Thursday, February 17, 2011

Respiration

What's the aesthetic consequence of iPhone culture? A culture of text messages, tweets, one night stands, one year marriages, CEO turnovers, volatile stocks... You might want to say these phenomena lead necessarily to anarchy, total disorder, total breakdown. And speed does kill. But there are, also, ways of adapting to brevity. The culture of the mixtape, of rapping over someone else's beat, often leads to songs which are unusually short, and we will begin to see an increase of songs produced to be the same length, which somehow fit within a smaller frame.

If the hip hop song can support itself without needing a hook, the dance performance can shorten itself as well. From London one might think that things in the arts are better in the states, considering the enormous government cuts and the privileging of 'hard' (erect?) subjects like engineering. But non-Americans may not realize that the American arts have never, really, had the public-funding advantage that they've had in Europe for several decades.
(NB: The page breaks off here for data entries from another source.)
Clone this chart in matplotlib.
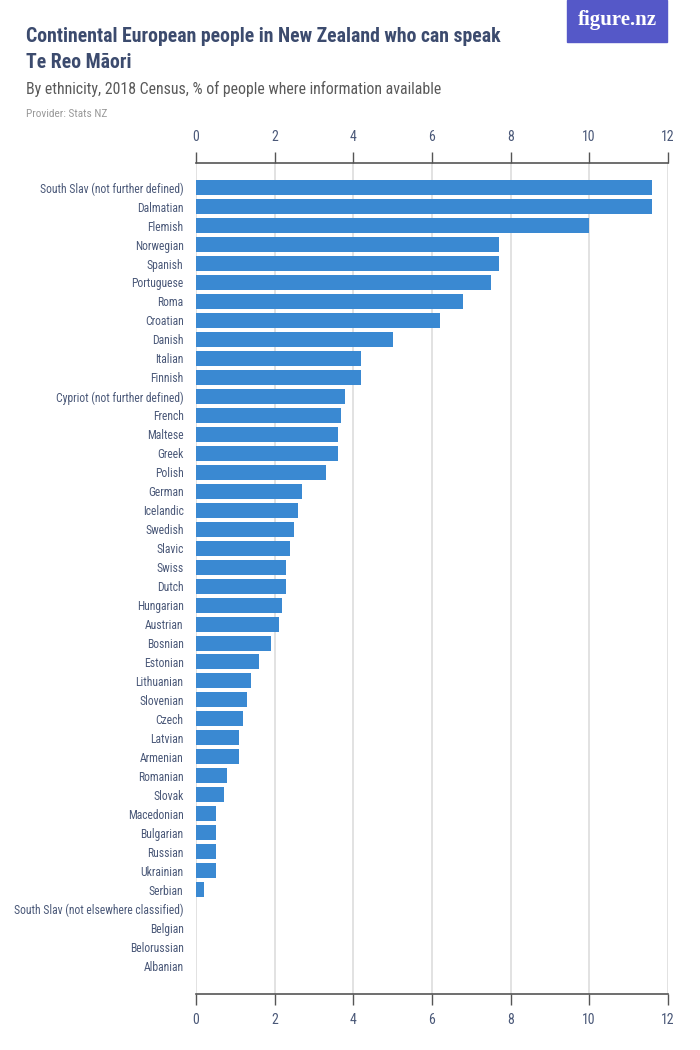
import matplotlib.pyplot as plt
from matplotlib import font_manager
from matplotlib.patches import Rectangle

# -------------------------
# DATA
# -------------------------
ethnicities = [
    "South Slav (not further defined)", "Dalmatian", "Flemish", "Norwegian",
    "Spanish", "Portuguese", "Roma", "Croatian", "Danish", "Italian",
    "Finnish", "Cypriot (not further defined)", "French", "Maltese", "Greek",
    "Polish", "German", "Icelandic", "Swedish", "Slavic", "Swiss", "Dutch",
    "Hungarian", "Austrian", "Bosnian", "Estonian", "Lithuanian", "Slovenian",
    "Czech", "Latvian", "Armenian", "Romanian", "Slovak", "Macedonian",
    "Bulgarian", "Russian", "Ukrainian", "Serbian",
    "South Slav (not elsewhere classified)", "Belgian", "Belorussian",
    "Albanian",
]
percent = [
    11.6, 11.6, 10.0, 7.7, 7.7, 7.5, 6.8, 6.2, 5.0, 4.2,
    4.2, 3.8, 3.7, 3.6, 3.6, 3.3, 2.7, 2.6, 2.5, 2.4,
    2.3, 2.3, 2.2, 2.1, 1.9, 1.6, 1.4, 1.3, 1.2, 1.1,
    1.1, 0.8, 0.7, 0.5, 0.5, 0.5, 0.5, 0.2, 0.0, 0.0,
    0.0, 0.0,
]
x_ticks = [0, 2, 4, 6, 8, 10, 12]


# pick a condensed face if one is installed, else plain sans
def pick_font():
    narrow = {}
    for f in font_manager.fontManager.ttflist:
        if f.style == 'normal' and str(f.stretch) in (
                'condensed', 'semi-condensed', 'extra-condensed', '75', '87'):
            narrow.setdefault(f.name, f.stretch)
    for name in ['Roboto Condensed', 'Liberation Sans Narrow', 'Noto Sans',
                 'Open Sans', 'DejaVu Sans', 'Roboto', 'Lato', 'Inter']:
        if name in narrow:
            return name, narrow[name], True
    return 'Liberation Sans', 'normal', False


fam, stretch, is_narrow = pick_font()
scale = 1.0 if is_narrow else 0.82
plt.rcParams['font.family'] = [fam, 'DejaVu Sans']
plt.rcParams['font.stretch'] = stretch

navy = '#3c4b6e'
tick_col = '#4a5878'
bar_col = '#3a89d2'

fig = plt.figure(figsize=(7, 10.5), dpi=100)
ax = fig.add_axes([0.28, 0.0533, 0.674, 0.7915])

pos = list(range(len(ethnicities)))
ax.barh(pos, percent, height=0.79, color=bar_col, zorder=3)

ax.set_xlim(0, 12)
ax.set_ylim(len(ethnicities) + 0.5, -1.3)
ax.set_xticks(x_ticks)
ax.set_xticklabels([str(t) for t in x_ticks])
ax.set_yticks(pos)
ax.set_yticklabels(ethnicities)

ax.grid(axis='x', color='#dddddd', linewidth=1.2, zorder=0)
ax.tick_params(axis='x', which='both', top=True, labeltop=True,
               bottom=True, labelbottom=True, direction='out',
               length=8, width=1, color='#555555', labelcolor=tick_col,
               labelsize=10 * scale, pad=6)
ax.tick_params(axis='y', length=0, pad=9, labelcolor=tick_col,
               labelsize=8.4 * scale)

for side in ['left', 'right']:
    ax.spines[side].set_visible(False)
for side in ['top', 'bottom']:
    ax.spines[side].set_color('#555555')
    ax.spines[side].set_linewidth(1.2)

# -------------------------
# HEADER
# -------------------------
fig.text(26 / 700, 1 - 36 / 1050,
         "Continental European people in New Zealand who can speak",
         fontsize=14.2 * scale, fontweight='bold', color=navy, va='center')
fig.text(26 / 700, 1 - 62 / 1050, "Te Reo M\u0101ori",
         fontsize=14.2 * scale, fontweight='bold', color=navy, va='center')
fig.text(26 / 700, 1 - 89 / 1050,
         "By ethnicity, 2018 Census, % of people where information available",
         fontsize=11.4 * scale, color='#5a5a5a', va='center')
fig.text(26 / 700, 1 - 114 / 1050, "Provider: Stats NZ",
         fontsize=8.2 * scale, color='#999999', va='center')

logo = Rectangle((567 / 700, 1 - 42 / 1050), 100 / 700, 42 / 1050,
                 transform=fig.transFigure, color='#5558c8', zorder=1)
fig.patches.append(logo)
fig.text(617 / 700, 1 - 20 / 1050, "figure.nz", fontsize=15,
         fontweight='bold', color='white', ha='center', va='center',
         family=['Liberation Serif', 'DejaVu Serif'], stretch='normal')

fig.savefig("out.png", dpi=100)
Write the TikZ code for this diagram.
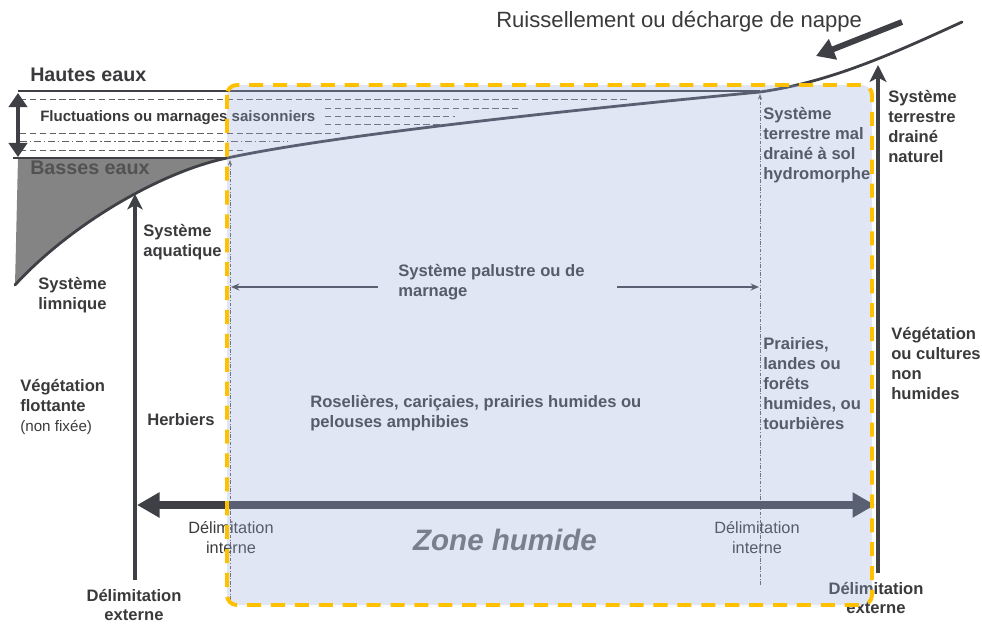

There are very, very few public grants available, so artists like the Turf Feinz are compelled to shorten their performances and distribute them over a broader cultural terrain.



The brevity of "Respiration" may have to do with the shooting location. The atmosphere, the car lights and the metal bars, the street lights and the dilapidated buildings add a sense of heaviness. It is moving you toward the pressure of East Oakland, an area which, although it is right next to the bay, feels landlocked, because it has been so reduced by economic drought. Driving or taking the bus through it, one realizes how enormously sprawling it is, how it was designed as a place of retreat for white families, a suburb. Now it has entered the suburban winter, the white people have fled decades ago, to suburbs further removed, and then, recently, returned, to other neighborhoods.
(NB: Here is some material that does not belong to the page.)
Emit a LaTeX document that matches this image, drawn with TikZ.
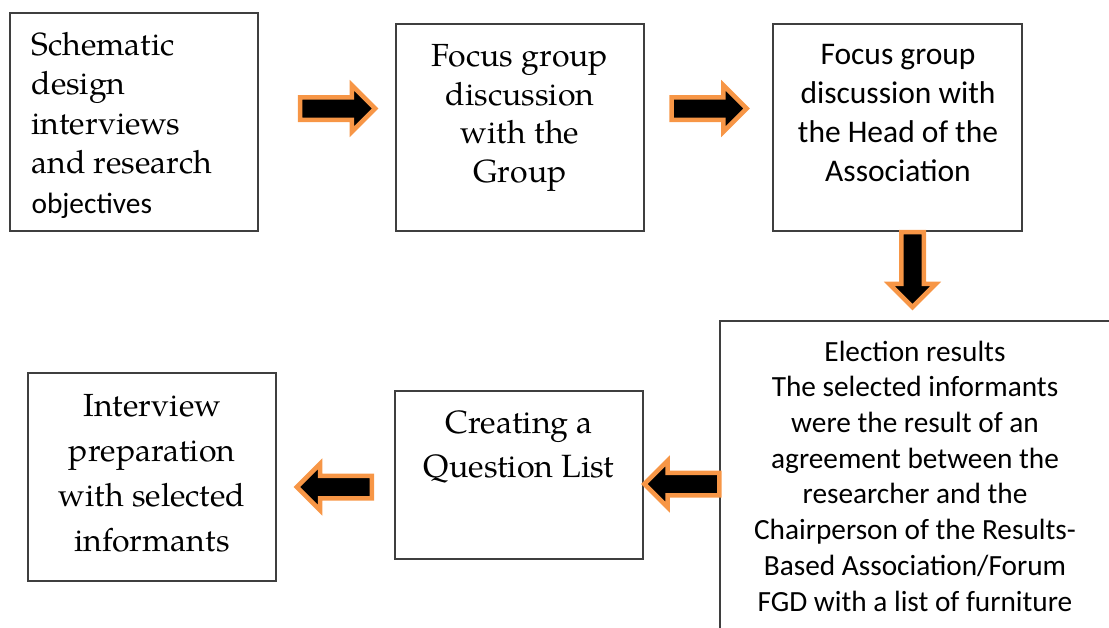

"Respiration" stresses that even in less than two minutes, a meditative moment is not only possible but crucial. To breathe again, to prevent an asthma attack, you need to take a minute or two, and even that small increment is enough to release some of the pressure. After a puff of smoke, Dreal touches his heart. At 22 seconds, the production itself breathes as he drags his foot forward after a backflip. This foot drag is synchronized exactly with a syncope in the song, to borrow a phrase from Catherine Clement: the music itself is cut, its consciousness goes under, its heart stops, and in the background you hear the faintest synth whose ominous minor key evokes Mel-Man's production on The Chronic 2001. Dreal displays the incredible ability of the human body to engage with technology, to deliver itself into a machinic operation. At 40 seconds, the film looks modified: he has appropriated a filmic device. His feet levitate as he shifts weight from one to the other.